# Anyone recommend a DA polisher?



## Serendipitous (Nov 19, 2011)

As per the title really. My car has picked up quite a few swirls and very small scratches and it's my plan over the summer to correct her paint.
I've done a bit of research but am baffled why some polishing machines cost £60.00 and others cost £400.00.
I'm happy to spend about £100.00 but don't posess the product knowledge to know what is what? 
Any help please?


----------



## YELLOW_TT (Feb 25, 2004)

The Das 6 is a good machine but you will also need pads and polishes


----------



## Von Twinzig (Feb 10, 2014)

YELLOW_TT said:


> The Das 6 is a good machine but you will also need pads and polishes


I bought a Das 6 Pro in a bag with backing pads. Nice bit of kit.

VT


----------



## bhoy78 (Oct 30, 2014)

Das 6 pro about £15 cheaper if you join/already a member of detailing world

http://www.detailingworld.co.uk/forum/s ... p?t=207877

If your buying anything else at the same time I think you need to put them through as 2 separate orders or the discount code doesn't work


----------



## Serendipitous (Nov 19, 2011)

bhoy78 said:


> Das 6 pro about £15 cheaper if you join/already a member of detailing world
> 
> http://www.detailingworld.co.uk/forum/s ... p?t=207877
> 
> If your buying anything else at the same time I think you need to put them through as 2 separate orders or the discount code doesn't work


Thanks for the replies guys - really appreciated.


----------



## rusTTy_racer (Sep 7, 2015)

I was recommended on the forum to look up junkman2000 on you tube and found him a great help with some real funny moments.
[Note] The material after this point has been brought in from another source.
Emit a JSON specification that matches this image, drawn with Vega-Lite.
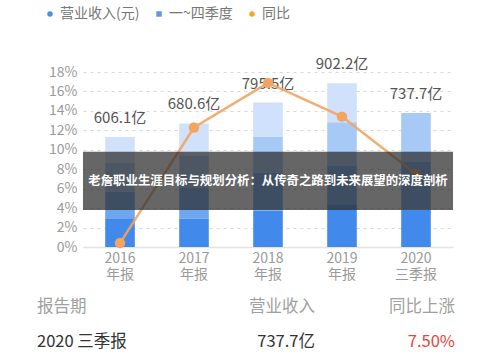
{
  "$schema": "https://vega.github.io/schema/vega-lite/v6.json",
  "width": 370,
  "height": 175,
  "autosize": {"type": "none"},
  "padding": {"left": 83, "top": 72, "right": 47, "bottom": 115},
  "background": "white",
  "config": {"view": {"stroke": null}, "font": "Noto Sans CJK SC", "text": {"font": "Noto Sans CJK SC"}},
  "datasets": {
    "quarters": [
      {"year": "2016", "quarter": "Q1", "value": 154},
      {"year": "2016", "quarter": "Q2", "value": 150},
      {"year": "2016", "quarter": "Q3", "value": 158.9},
      {"year": "2016", "quarter": "Q4", "value": 143.2},
      {"year": "2017", "quarter": "Q1", "value": 155},
      {"year": "2017", "quarter": "Q2", "value": 170},
      {"year": "2017", "quarter": "Q3", "value": 179.6},
      {"year": "2017", "quarter": "Q4", "value": 176},
      {"year": "2018", "quarter": "Q1", "value": 200},
      {"year": "2018", "quarter": "Q2", "value": 210},
      {"year": "2018", "quarter": "Q3", "value": 198.5},
      {"year": "2018", "quarter": "Q4", "value": 187},
      {"year": "2019", "quarter": "Q1", "value": 231},
      {"year": "2019", "quarter": "Q2", "value": 215},
      {"year": "2019", "quarter": "Q3", "value": 241.2},
      {"year": "2019", "quarter": "Q4", "value": 215},
      {"year": "2020", "quarter": "Q1", "value": 205},
      {"year": "2020", "quarter": "Q2", "value": 262.7},
      {"year": "2020", "quarter": "Q3", "value": 270}
    ],
    "totals": [
      {"year": "2016", "total": 606.1, "label": "606.1亿", "growth": 0.4},
      {"year": "2017", "total": 680.6, "label": "680.6亿", "growth": 12.29},
      {"year": "2018", "total": 795.5, "label": "795.5亿", "growth": 16.88},
      {"year": "2019", "total": 902.2, "label": "902.2亿", "growth": 13.41},
      {"year": "2020", "total": 737.7, "label": "737.7亿", "growth": 7.5}
    ],
    "legendItems": [
      {"item": "营业收入(元)"},
      {"item": "一~四季度"},
      {"item": "同比"}
    ],
    "banner": [
      {"text": "老詹职业生涯目标与规划分析：从传奇之路到未来展望的深度剖析", "low": 3.8, "high": 9.8, "mid": 6.8}
    ],
    "table": [
      {"col": "c1", "row": "h", "text": "报告期"},
      {"col": "c2", "row": "h", "text": "营业收入"},
      {"col": "c3", "row": "h", "text": "同比上涨"},
      {"col": "c1", "row": "r", "text": "2020 三季报"},
      {"col": "c2", "row": "r", "text": "737.7亿"},
      {"col": "c3", "row": "r", "text": "7.50%"}
    ]
  },
  "layer": [
    {
      "layer": [
        {
          "data": {"name": "quarters"},
          "mark": {"type": "bar"},
          "encoding": {
            "x": {
              "field": "year", "type": "ordinal",
              "scale": {"paddingInner": 0.6, "paddingOuter": 0.3},
              "axis": {
                "title": null, "domain": true, "domainColor": "#e3e3e3", "domainWidth": 1.5,
                "ticks": false, "labelAngle": 0, "labelFontSize": 14, "labelColor": "#9a9a9a",
                "labelPadding": 4, "labelLineHeight": 16, "grid": false,
                "labelExpr": "[datum.value, datum.value == '2020' ? '三季报' : '年报']"
              }
            },
            "y": {"field": "value", "type": "quantitative", "stack": "zero", "scale": {"domain": [0, 963.6]}, "axis": null},
            "color": {
              "field": "quarter", "type": "nominal",
              "scale": {"domain": ["Q1", "Q2", "Q3", "Q4"], "range": ["#4189ea", "#6ea7f0", "#a6c9f5", "#d0e2fb"]},
              "legend": null
            },
            "order": {"field": "quarter", "type": "ordinal", "sort": "ascending"}
          }
        },
        {
          "data": {"name": "totals"},
          "mark": {"type": "text", "dy": -19, "fontSize": 15, "color": "#555555", "baseline": "middle"},
          "encoding": {
            "x": {"field": "year", "type": "ordinal"},
            "y": {"field": "total", "type": "quantitative", "scale": {"domain": [0, 963.6]}, "axis": null},
            "text": {"field": "label"}
          }
        },
        {
          "data": {"name": "totals"},
          "mark": {
            "type": "line", "color": "#f3a461", "strokeWidth": 2.5, "opacity": 0.9,
            "point": {"filled": true, "size": 110, "color": "#f3a461", "opacity": 1}
          },
          "encoding": {
            "x": {"field": "year", "type": "ordinal"},
            "y": {
              "field": "growth", "type": "quantitative", "scale": {"domain": [0, 18]},
              "axis": {
                "title": null, "values": [0, 2, 4, 6, 8, 10, 12, 14, 16, 18],
                "labelExpr": "datum.value + '%'", "grid": true, "gridDash": [3, 4],
                "gridColor": "#d8d8d8", "domain": false, "ticks": false,
                "labelFontSize": 14, "labelColor": "#9a9a9a", "labelPadding": 6
              }
            }
          }
        },
        {
          "data": {"name": "legendItems"},
          "transform": [{"filter": "false"}],
          "mark": {"type": "point", "filled": true},
          "encoding": {
            "fill": {
              "field": "item", "type": "nominal",
              "scale": {"domain": ["营业收入(元)", "一~四季度", "同比"], "range": ["#4a8fe6", "#5f96e8", "#f5a623"]},
              "legend": {
                "orient": "none", "legendX": -40, "legendY": -65, "direction": "horizontal",
                "title": null, "labelFontSize": 14, "labelColor": "#777777", "symbolSize": 30,
                "symbolOpacity": 1, "symbolStrokeWidth": 0, "columnPadding": 12, "labelOffset": 3
              }
            },
            "shape": {
              "field": "item", "type": "nominal",
              "scale": {"domain": ["营业收入(元)", "一~四季度", "同比"], "range": ["circle", "square", "circle"]},
              "legend": {
                "orient": "none", "legendX": -40, "legendY": -65, "direction": "horizontal",
                "title": null, "labelFontSize": 14, "labelColor": "#777777", "symbolSize": 30,
                "symbolOpacity": 1, "symbolStrokeWidth": 0, "columnPadding": 12, "labelOffset": 3
              }
            }
          }
        },
        {
          "data": {"name": "banner"},
          "mark": {"type": "rect", "color": "#2b2b2b", "opacity": 0.72},
          "encoding": {
            "y": {"field": "low", "type": "quantitative", "scale": {"domain": [0, 18]}, "axis": null},
            "y2": {"field": "high"}
          }
        },
        {
          "data": {"name": "banner"},
          "mark": {"type": "text", "color": "white", "fontSize": 12.4, "fontWeight": "bold", "baseline": "middle"},
          "encoding": {
            "y": {"field": "mid", "type": "quantitative", "scale": {"domain": [0, 18]}, "axis": null},
            "text": {"field": "text"}
          }
        }
      ],
      "resolve": {"scale": {"y": "independent"}}
    },
    {
      "data": {"name": "table"},
      "encoding": {
        "x": {"field": "col", "type": "ordinal", "scale": {"type": "point", "domain": ["c1", "c2", "c3"], "range": [-46, 372], "padding": 0}, "axis": null},
        "y": {"field": "row", "type": "ordinal", "scale": {"type": "point", "domain": ["h", "r"], "range": [235, 270], "padding": 0}, "axis": null},
        "text": {"field": "text"}
      },
      "layer": [
        {"transform": [{"filter": "datum.row == 'h' && datum.col == 'c1'"}], "mark": {"type": "text", "align": "left", "baseline": "middle", "fontSize": 16.5, "color": "#a0a0a0"}},
        {"transform": [{"filter": "datum.row == 'h' && datum.col == 'c2'"}], "mark": {"type": "text", "align": "right", "baseline": "middle", "fontSize": 16.5, "color": "#a0a0a0", "dx": 69}},
        {"transform": [{"filter": "datum.row == 'h' && datum.col == 'c3'"}], "mark": {"type": "text", "align": "right", "baseline": "middle", "fontSize": 16.5, "color": "#a0a0a0"}},
        {"transform": [{"filter": "datum.row == 'r' && datum.col == 'c1'"}], "mark": {"type": "text", "align": "left", "baseline": "middle", "fontSize": 16.5, "color": "#333333"}},
        {"transform": [{"filter": "datum.row == 'r' && datum.col == 'c2'"}], "mark": {"type": "text", "align": "right", "baseline": "middle", "fontSize": 16.5, "color": "#333333", "dx": 69}},
        {"transform": [{"filter": "datum.row == 'r' && datum.col == 'c3'"}], "mark": {"type": "text", "align": "right", "baseline": "middle", "fontSize": 16.5, "color": "#e5463b"}}
      ]
    }
  ],
  "resolve": {"scale": {"x": "independent", "y": "independent"}}
}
As a result of this I too purchased a DAS6 pro with hexlogic pads and Meguires M105 and M205 polish and polished the car over a few days as the DA is safe but slow so don't think you will have it done in a couple of hours lol.

I paid a chap 60 quid to mop the car earlier in the year that after what I achieved looks like a total waste of money as I managed to remove all but the worst scratches.


----------